9 Responses to “More media accomplices”

  1. drstrangegun Says:

    I was, strangely, wholly unaware that all my ink pens are less than 3″ long.

  2. Nate Says:

    Oh, and they show a 7.62x54R cartridge…

    Kind of like when they said the .50 BMG *bullet* was the size of a katsup (spelling?) bottle. The whole cartridge was about two thirds the size of a katsup bottle smaller than I’ve ever bought.

  3. Justin Buist Says:

    Actually the OAL on 7.62x39mm is about 2.3 inches. They measured 7.62x54R.

    Basically…. they didn’t get anything right at all.

  4. markm Says:

    “Oh, and they show a 7.62×54R cartridge.” Makes you wonder whether what they confiscated was actually a semiauto AK-47 or a Moisin-Nagant bolt action that fires those cartridges. Now, the M44 carbine is wicked looking with that long foldout spike bayonet, but no MN looks anything like an AK-47…

    I wondered whether the “larger than an ink pen” might be intended to refer to the diameter rather than the length. (If so, they’re nearly as incompetent at grammar as at gun vocabulary, but…) So I got out the calipers. Three cheap ink pens range from .31 to .34, larger than a 7.62mm=.30 bullet but narrower than any .30 cartridge. My good pen is .49 at the thickest part of the grip. I’m not sure how that compares to the base of a 7.62×39 cartridge.

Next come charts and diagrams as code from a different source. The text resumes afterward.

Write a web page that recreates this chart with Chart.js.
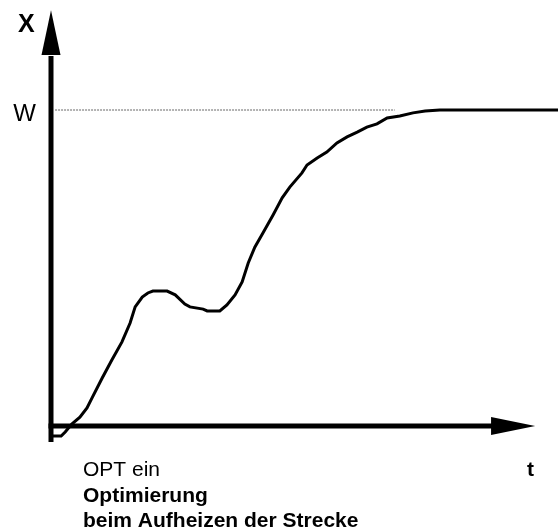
<!DOCTYPE html>
<html>
<head>
<meta charset="utf-8">
<script src="https://cdn.jsdelivr.net/npm/chart.js@4/dist/chart.umd.min.js"></script>
<style>
html,body{margin:0;padding:0;background:#fff;}
#wrap{width:558px;height:529px;position:relative;}
</style>
</head>
<body>
<div id="wrap"><canvas id="c" width="558" height="529"></canvas></div>
<script>
// ---- data (time axis 0..100, process value: setpoint W = 100) ----
const timeValues = [0, 2.0, 2.8, 4.1, 5.7, 7.1, 8.1, 10.1, 12.0, 14.0, 15.6, 16.6, 18.0, 19.1, 20.1,
  22.9, 24.5, 26.4, 27.4, 30.0, 30.8, 33.3, 34.7, 36.3, 37.7, 38.9, 40.2, 41.8, 43.8, 45.6, 47.1,
  49.5, 50.5, 52.5, 54.4, 56.4, 58.4, 60.4, 62.3, 64.3, 66.3, 68.8, 71.4, 73.8, 76.7, 100];
const processValues = [-3.2, -3.2, -1.9, 0.6, 2.8, 5.7, 8.9, 15.2, 20.9, 26.6, 32.6, 37.7, 40.8, 42.1, 42.7,
  42.7, 41.5, 38.6, 37.7, 37.0, 36.4, 36.4, 38.3, 41.5, 45.6, 51.6, 56.6, 61.1, 66.8, 72.2, 75.6,
  80.1, 82.6, 84.8, 86.7, 89.6, 91.5, 93.0, 94.6, 95.6, 97.5, 98.1, 99.1, 99.7, 100, 100];
const setpointTimes = [0.8, 67.8];
const setpointValues = [100, 100];
const axisLabels = ['X', 't'];
const setpointLabel = 'W';
const captionLines = ['OPT ein', 'Optimierung', 'beim Aufheizen der Strecke'];

const FONT = '"Liberation Sans", Arial, Helvetica, sans-serif';

const curve = timeValues.map((t, i) => ({x: t, y: processValues[i]}));
const setpoint = setpointTimes.map((t, i) => ({x: t, y: setpointValues[i]}));

const axesPlugin = {
  id: 'arrowAxes',
  afterDatasetsDraw(chart) {
    const ctx = chart.ctx;
    const xs = chart.scales.x, ys = chart.scales.y;
    const x0 = xs.getPixelForValue(0);
    const y0 = ys.getPixelForValue(0);
    ctx.save();
    ctx.fillStyle = '#000';
    ctx.strokeStyle = '#000';
    ctx.lineWidth = 5;
    ctx.lineCap = 'butt';
    // vertical axis
    const yBottom = ys.getPixelForValue(-5.06);
    const yArrowBase = ys.getPixelForValue(117.4);
    const yTip = ys.getPixelForValue(131.6);
    ctx.beginPath();
    ctx.moveTo(x0, yBottom);
    ctx.lineTo(x0, yArrowBase + 1);
    ctx.stroke();
    ctx.beginPath();
    ctx.moveTo(x0, yTip);
    ctx.lineTo(x0 + 9.5, yArrowBase);
    ctx.lineTo(x0 - 9.5, yArrowBase);
    ctx.closePath();
    ctx.fill();
    // horizontal axis
    const xArrowBase = xs.getPixelForValue(86.8);
    const xTip = xs.getPixelForValue(95.5);
    ctx.beginPath();
    ctx.moveTo(x0 - 2.5, y0);
    ctx.lineTo(xArrowBase + 1, y0);
    ctx.stroke();
    ctx.beginPath();
    ctx.moveTo(xTip, y0);
    ctx.lineTo(xArrowBase, y0 - 9);
    ctx.lineTo(xArrowBase, y0 + 9);
    ctx.closePath();
    ctx.fill();

    // labels
    ctx.textBaseline = 'alphabetic';
    ctx.textAlign = 'left';
    ctx.font = 'bold 25px ' + FONT;
    ctx.fillText(axisLabels[0], 18, 32);
    ctx.font = '24px ' + FONT;
    ctx.textAlign = 'right';
    ctx.fillText(setpointLabel, 36, ys.getPixelForValue(setpointValues[0]) + 11);
    ctx.textAlign = 'left';
    ctx.font = 'bold 21px ' + FONT;
    ctx.fillText(axisLabels[1], 527, 476);
    ctx.font = '21px ' + FONT;
    ctx.fillText(captionLines[0], 83, 476);
    ctx.font = 'bold 21px ' + FONT;
    ctx.fillText(captionLines[1], 83, 502);
    ctx.fillText(captionLines[2], 83, 527);
    ctx.restore();
  }
};

new Chart(document.getElementById('c'), {
  type: 'line',
  data: {
    datasets: [
      {
        label: 'X',
        data: curve,
        borderColor: '#000',
        borderWidth: 3,
        pointRadius: 0,
        tension: 0,
        fill: false,
        clip: false
      },
      {
        label: 'W',
        data: setpoint,
        borderColor: '#666',
        borderWidth: 1,
        borderDash: [2, 1],
        pointRadius: 0,
        fill: false,
        clip: false
      }
    ]
  },
  options: {
    responsive: false,
    animation: false,
    events: [],
    layout: {padding: {left: 51, right: 0, top: 10, bottom: 87}},
    plugins: {legend: {display: false}, tooltip: {enabled: false}, title: {display: false}},
    scales: {
      x: {type: 'linear', min: 0, max: 100, display: false},
      y: {type: 'linear', min: -5.063, max: 131.65, display: false}
    }
  },
  plugins: [axesPlugin]
});
</script>
</body>
</html>
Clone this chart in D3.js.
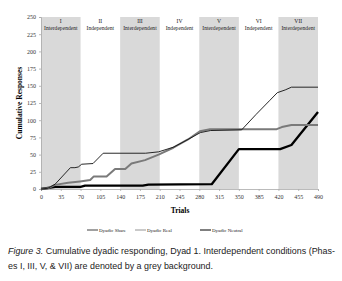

    By the way, isn’t the second number in 7.62×39 the overall cartridge length? That’s barely over 1.5 inches long. 54mm is barely over 2 inches.

  5. tgirsch Says:

    “Actually, the bullet is only about 3/4 of an inch. The entire cartridge is about three inches.”

    While technically correct, nagging on pointless little crap like this is pretty worthless. Say “bullet” and all but the most devout of gunnies will generally envision a cartridge. I’m all for technical correctness, but you do yourself and your cause no favors obsessing over little nits like this.

    Sometimes you remind me of a high school teacher I had who would get all worked up if anyone referred to aluminum foil as “tin foil.” Sure, it’s not technically tin, but everybody with half an ounce of intelligence knows what you’re talking about.

  6. tgirsch Says:

    I say “generally envision a cartridge,” but a better way of putting it would be that they envision those things you put into the magazine (which they will generally refer to as a “clip,” by the way), not just the part that shoots out the front of the gun.

  7. SayUncle Says:

    It’s not a nit. The bullet is the actual peice of metal that would strike a target. If it is over three times the size, it would be a lot more damaging. And that is the angle they’re going for: to scare you into thinking a 3 inch long chunk of metal is what this thing is hurling.

  8. htom Says:

    Yet another example of the mainstream getting nearly every thing wrong about firearms. If you were to take them to the range they’d be a positive hazzard to themselves, confusing butt and muzzle.

  9. Ron W Says:

    When it comes to the most basic human right of armed self-defense, so-called “liberals” and the most of the like-minded mainstream media object to that liberty with the same type of ignorance, bigorty and prejudice they otherwise SAY they despise.

    Back when liberals were–liberal:

    “Certainly one of the chief guarantees of freedom under any government, no
    matter how popular and respected, is the right of citizens to keep and bear
    arms…. The right of citizens to bear arms is just one guarantee against
    arbitrary government, one more safeguard against the tyranny which now appears remote
    in America but which historically has proven to be always possible.”
    — Senator Hubert H. Humphrey

    “The closest the Framers came to the affirmative side of liberty was in ‘the
    right of the people to bear arms’. –William O. Douglas, Associate Justice of
    the Supreme Court, New York University Law Review 38:233(1963)

    “By calling attention to ‘a well regulated militia’, the ‘security’ of the
    nation, and the right of each citizen ‘to keep and bear arms’, our founding
    fathers recognized the essentially civilian nature of our economy. Although it is
    extremely unlikely that the fears of governmental tyranny which gave rise to
    the Second Amendment will ever be a major danger to our nation, the Amendment
    still remains an important declaration of our basic civilian-military
    relationships, in which every citizen must be ready to participate in the defense of
    his country. For that reason, I believe the Second Amendment will always be
    important.” –John F. Kennedy, April 1960

Remember, I do this to entertain me, not you.